My reaction to anything like this is one of visceral contempt. Art like this likes to pretend that it is “dangerous.” Yet none of the “artists” participating have any fear of having the government take any interest in this work. They aren’t going to be carried away in the night and never seen again, as an artist expressing “inappropriate” ideas might have been in Soviet Union, Nazi Germany, or nowadays in a place like North Korea. (This is particularly well illustrated by the picture by Chip Kidd, depicting a burnt U.S. flag and the caption, “Freedom of Speech”—made with the full understanding that no one will ever consider censoring it.) No one who might affect their careers is going to refuse to hire them, because anyone who might hire a political artist is going to at least pretend to like this kind of crap. Instead of having their careers destroyed by bravely “speaking truth to power,” these mediocre hacks get written up in the New York Times. They are expressing entirely mainstream ideas, better expressed in other ways. This work adds nothing to discourse on freedom in modern society. Yet these artists, and the writer of the article, indicate surprise and disappointment that the show doesn’t garner much attention. People just walk by and ignore it. They are demonstrating not a dislike of art, but a disinterest in vapid garbage. Good for them.
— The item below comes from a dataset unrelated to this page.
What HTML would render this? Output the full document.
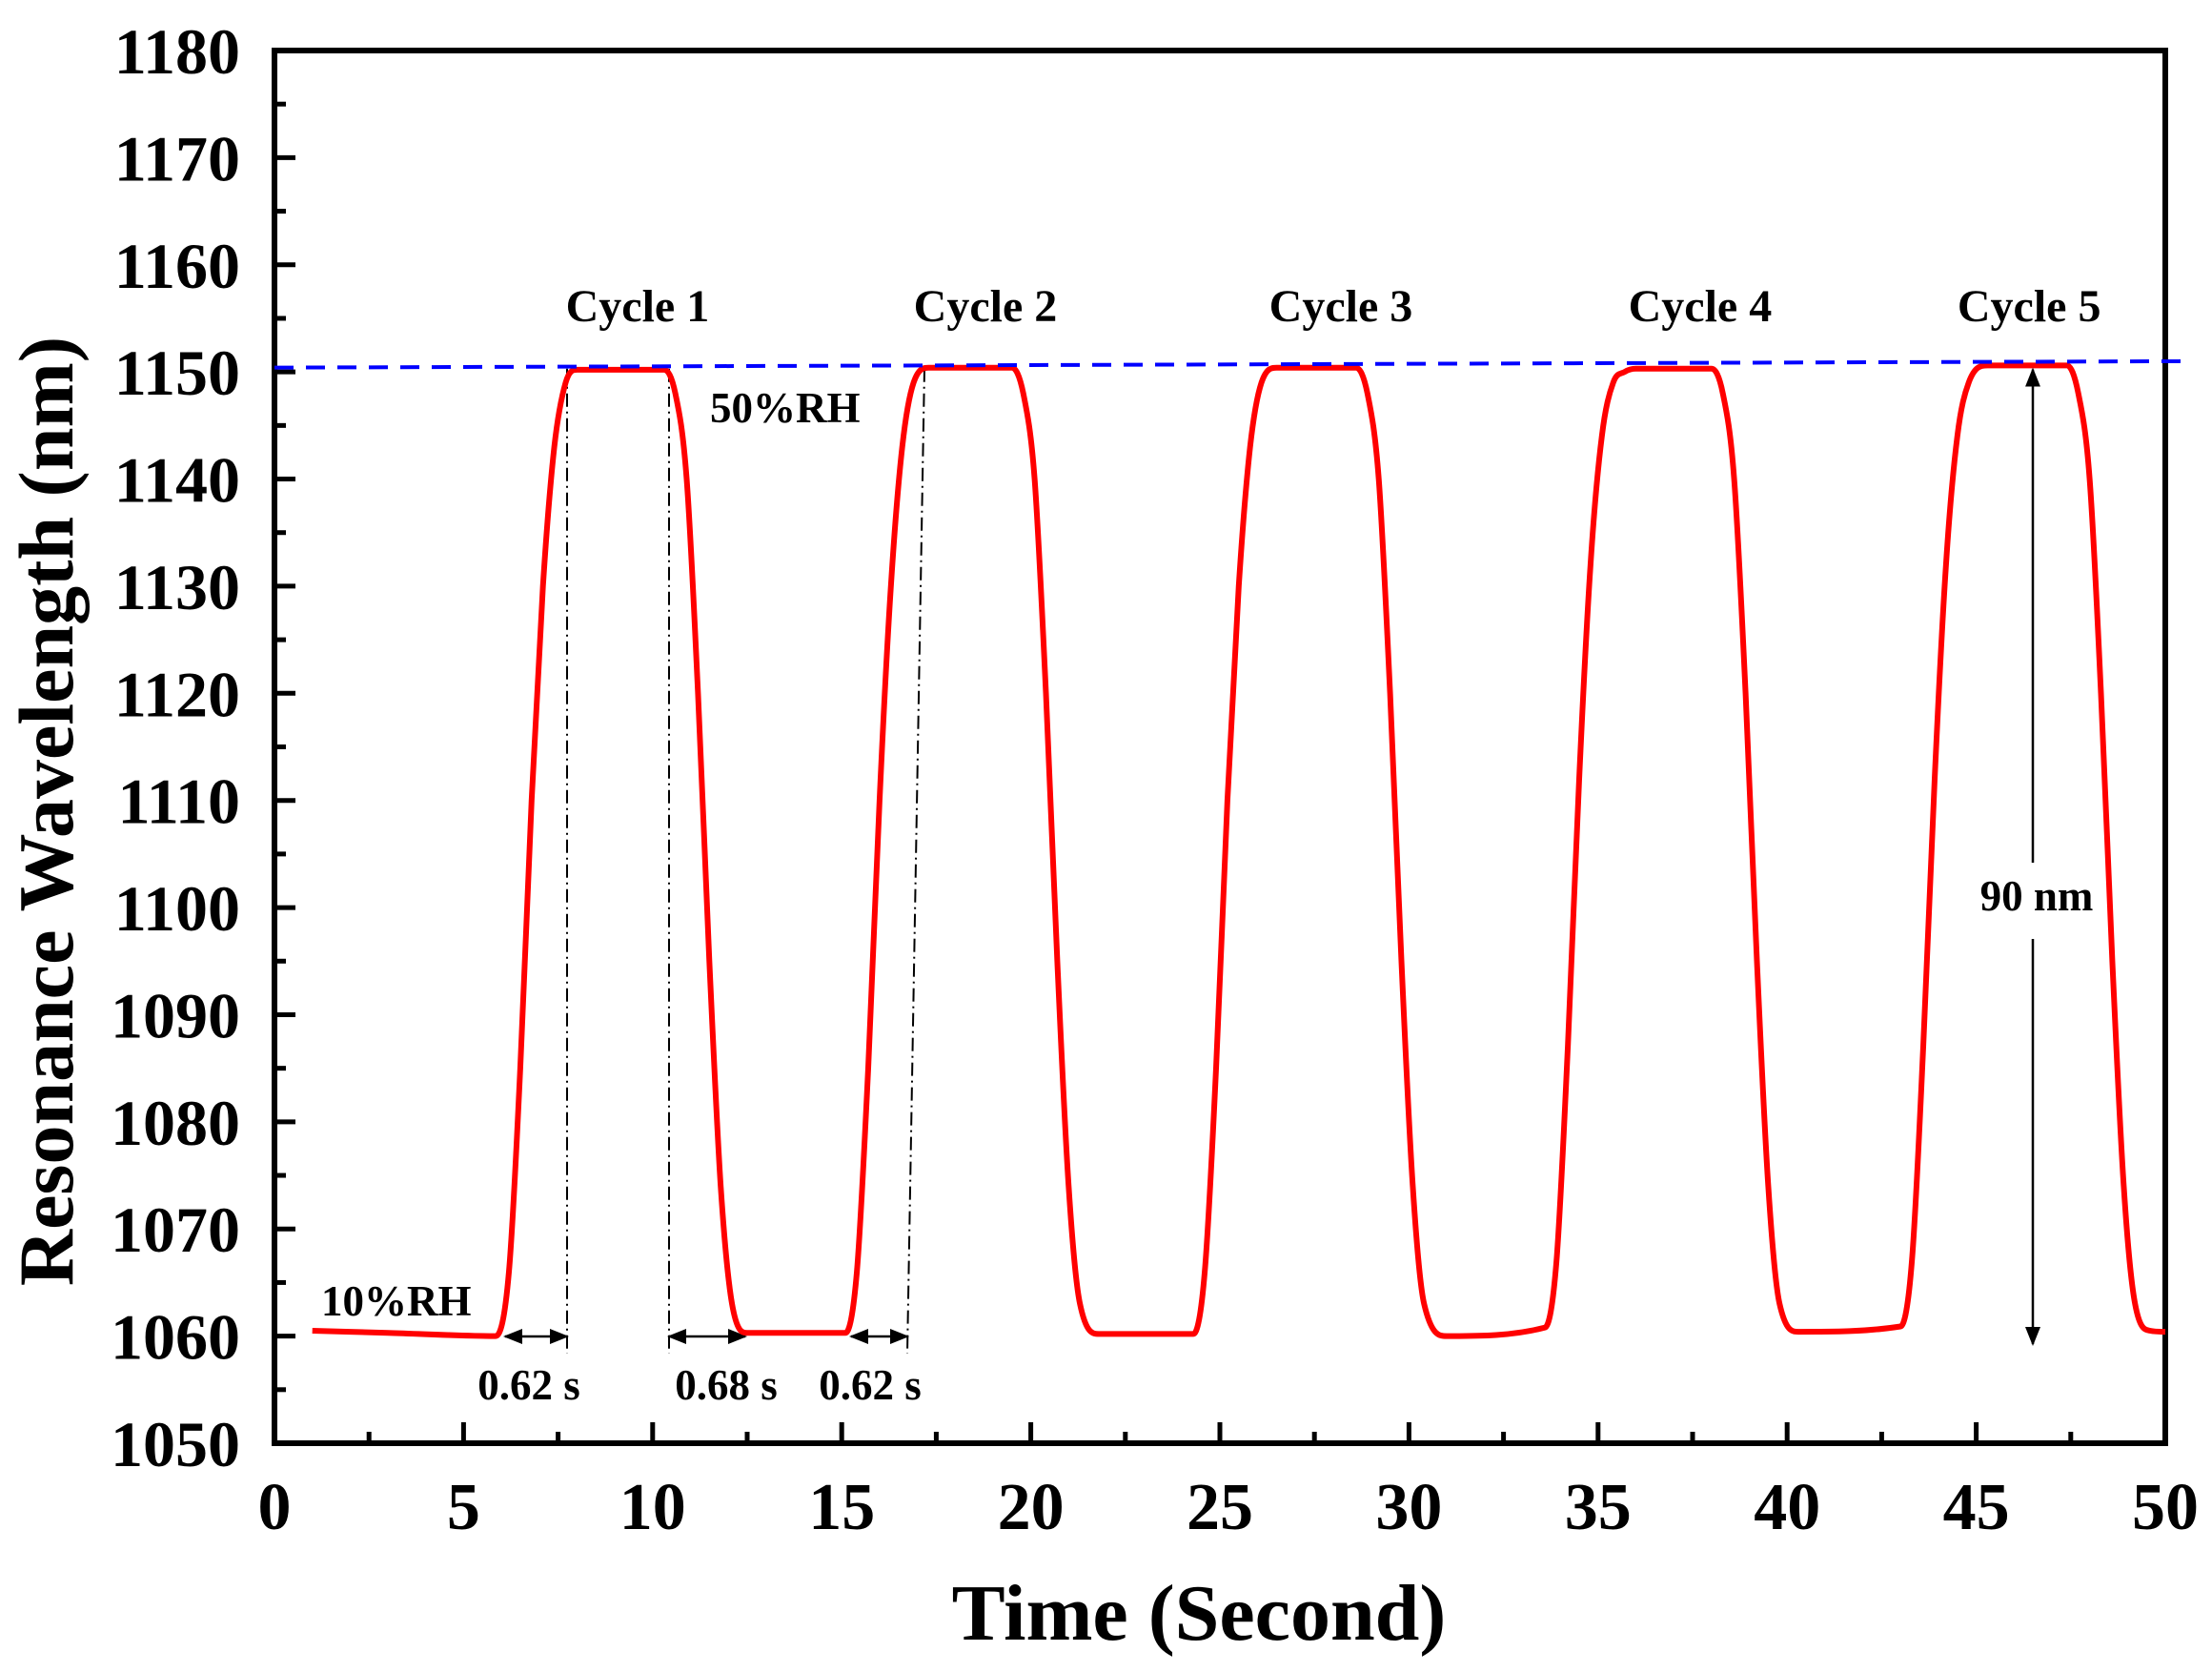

I would hate any picture that depicts George Bush looking into a mirror and seeing Adolph Hitler. I would hate any picture that depicts Barak Obama as a hand puppet of Mahmoud Ahmadinejad. It doesn’t matter what the politics are. Such pictures are banal, idiotic rubbish. They require no thought or creativity. If you seen one, you can think of all possible variations on the theme in about five minutes. They are political cartoons—bad political cartoons. They are not art.2 They are not even interesting.
</rant>
Do you agree? Disagree? Are there kinds of political art that are good? If so, what distinguishes good from bad? Feel free to comment.
Note: there’s not going to be any discussion of politics here; just the badness (or not, if you want to disagree with me) of this clumsy approach to political art. Any explicitly political comments will be deleted. If you want to discuss politics, you won’t have any trouble finding places on the web for that.
1 I might respect an artist slightly more if he or she were demonstrating a little bit of chutzpah by making non-leftist art and presenting it to the leftist art establishment. But not much.
2 I don’t mean to imply that a cartoon or illustration cannot be art. It is only to say that this specific kind of cartoon, by and large, is nowhere near to being art.